Which brings us to that ending that’s been haunting me, where we get to see something that’s only been described to us before: Capone playing his mandolin and singing to his son, who enjoys feeling the vibrations. The song, “My Buddy,” speaks to Nucky’s sense of loss and loneliness, and plays on the soundtrack as Nucky runs into Eli on the boardwalk. Eli, to whom Nucky said earlier in this episode,  “Allowing you to simply go to jail is the last gift I’ll ever give you,” does the brotherly thing, informing Nucky about the ambush. Will this be the start of a reconciliation? Because man, if anyone could ever use a buddy, it’s Nucky.

Stray observations:

  • As I’m sure you’ve heard by now, Boardwalk Empire has been renewed for a fourth season, which is probably good news for the season we’re watching now. It means (perhaps) that HBO is satisfied with both the ratings and the creative direction of the episodes we haven’t seen yet. It also means we can look forward to another round of “this show is nothing special” think pieces next fall.
  • Margaret sees in the paper that her aviatrix heroine Carrie Duncan’s plane has crashed. In one of the advance reviews I read of this season, one of the Boardwalk Empire naysayers pointed to this moment as an example of the show at its most thudding, but honestly, it just struck me as more informational than anything, especially since it’s not tied to any major setback for Margaret.
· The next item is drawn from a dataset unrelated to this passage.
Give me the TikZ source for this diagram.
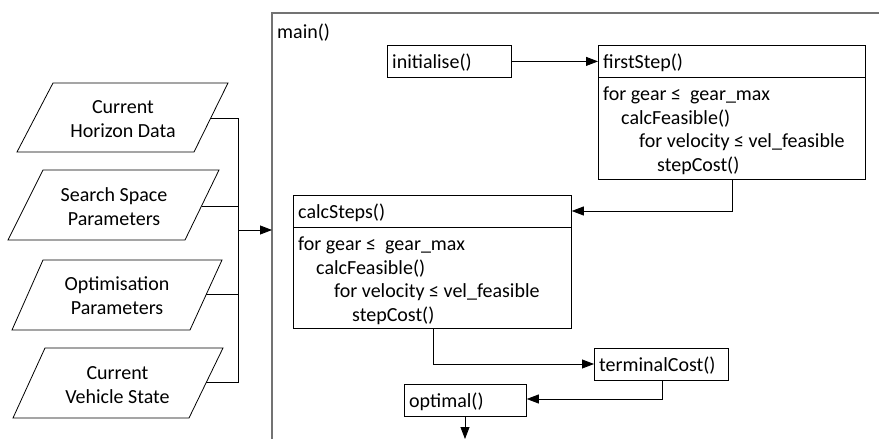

It’s a meaningful symbolic moment, sure, but hardly gravid with import.
  • Nick Robinson is the actor who played Rowland Smith, by the way. (I was forgetting to add the “w” to his first name; that’s why I couldn’t find him via Google right away.)
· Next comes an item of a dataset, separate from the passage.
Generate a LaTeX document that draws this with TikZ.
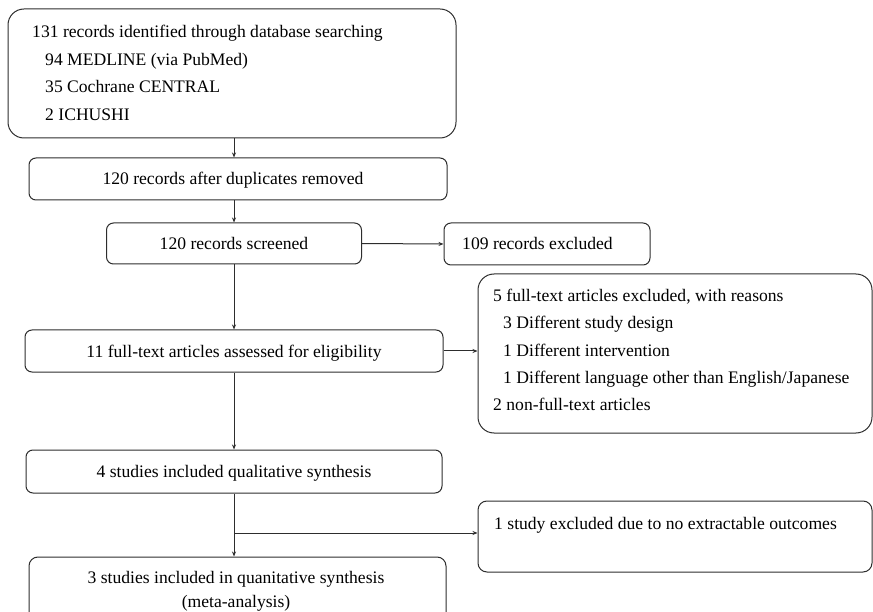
\documentclass[tikz,border=0pt]{standalone}
\usepackage{fontspec}
\setmainfont{Liberation Serif}
\usetikzlibrary{arrows.meta}
\definecolor{linecol}{RGB}{45,45,45}
\begin{document}
\begin{tikzpicture}[x=1pt,y=-1pt,
  box/.style={draw=linecol, line width=1pt, rounded corners=7pt, inner sep=0pt},
  bigbox/.style={box, rounded corners=16pt},
  txt/.style={inner sep=0pt, yshift=-3.5pt, text height=0.7em, text depth=0.2em, font=\fontsize{17.6pt}{21pt}\selectfont},
  arr/.style={draw=linecol, line width=1pt, -{Stealth[length=5pt,width=4pt]}}]
\useasboundingbox (0,0) rectangle (873,612);
% boxes
\node[bigbox, minimum width=448pt, minimum height=129pt] (top) at (232,73.5) {};
\node[txt, anchor=west] (t1) at (32,32) {131 records identified through database searching};
\node[txt, anchor=west] (t2) at (45,60) {94 MEDLINE (via PubMed)};
\node[txt, anchor=west] (t3) at (45,87) {35 Cochrane CENTRAL};
\node[txt, anchor=west] (t4) at (45,115) {2 ICHUSHI};

\node[box, minimum width=418pt, minimum height=42pt] (dup) at (238,179) {};
\node[txt] (dupt) at (233,179) {120 records after duplicates removed};

\node[box, minimum width=255pt, minimum height=41pt] (scr) at (234,243.5) {};
\node[txt] (scrt) at (234,243.5) {120 records screened};

\node[box, minimum width=206pt, minimum height=42pt] (exa) at (547,244) {};
\node[txt, anchor=west] (exat) at (462,244) {109 records excluded};

\node[box, minimum width=418pt, minimum height=42pt] (full) at (234,351) {};
\node[txt] (fullt) at (234,351) {11 full-text articles assessed for eligibility};

\node[bigbox, minimum width=394pt, minimum height=159pt] (exb) at (675,353.5) {};
\node[txt, anchor=west] (b1) at (493,296) {5 full-text articles excluded, with reasons};
\node[txt, anchor=west] (b2) at (503,323) {3 Different study design};
\node[txt, anchor=west] (b3) at (503,350) {1 Different intervention};
\node[txt, anchor=west] (b4) at (503,377) {1 Different language other than English/Japanese};
\node[txt, anchor=west] (b5) at (493,404) {2 non-full-text articles};

\node[box, minimum width=416pt, minimum height=43pt] (qual) at (234,471.5) {};
\node[txt] (qualt) at (234,471.5) {4 studies included qualitative synthesis};

\node[box, rounded corners=9pt, minimum width=394pt, minimum height=71pt] (exc) at (675,536.5) {};
\node[txt, anchor=west] (exct) at (494,523) {1 study excluded due to no extractable outcomes};

\node[box, rounded corners=9pt, minimum width=417pt, minimum height=70pt] (quant) at (237.5,592) {};
\node[txt] (q1) at (236,577) {3 studies included in quanitative synthesis};
\node[txt] (q2) at (236,601) {(meta-analysis)};

% connectors
\draw[arr] (top.south -| scr) -- (dup.north -| scr);
\draw[arr] (dup.south -| scr) -- (scr.north);
\draw[arr] (scr.east) -- (exa.west);
\draw[arr] (scr.south) -- (full.north -| scr);
\draw[arr] (full.east) -- (full.east -| exb.west);
\draw[arr] (full.south -| scr) -- (qual.north -| scr);
\draw[arr] (qual.south -| scr) -- (quant.north -| scr);
\coordinate (br) at (234,533);
\draw[arr] (br) -- (br -| exc.west);
\end{tikzpicture}
\end{document}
  • Extending the notion of factions: Everyone on Boardwalk Empire has their own bought-and-paid-for feds, and apparently gangsters can be busted by their enemy’s cops. (That may explain why Nucky did not much enjoy it when his fed joked “looks like you stepped straight into our trap” when he and Nucky met at Rowland’s place.)
  • I mentioned the loveliness of the Tabor Heights set last week, but the exteriors around the Rowland Smith house were pretty evocative too.
  • Nobody ever respects good phone etiquette on TV, particularly if they’re having sex when they get a call. That always drives me crazy. Give it a rest, lovebirds; respect the person on the line.
  • Hello, anyone there? Lon Chaney? Norma Talmadge? Mr. Poofles?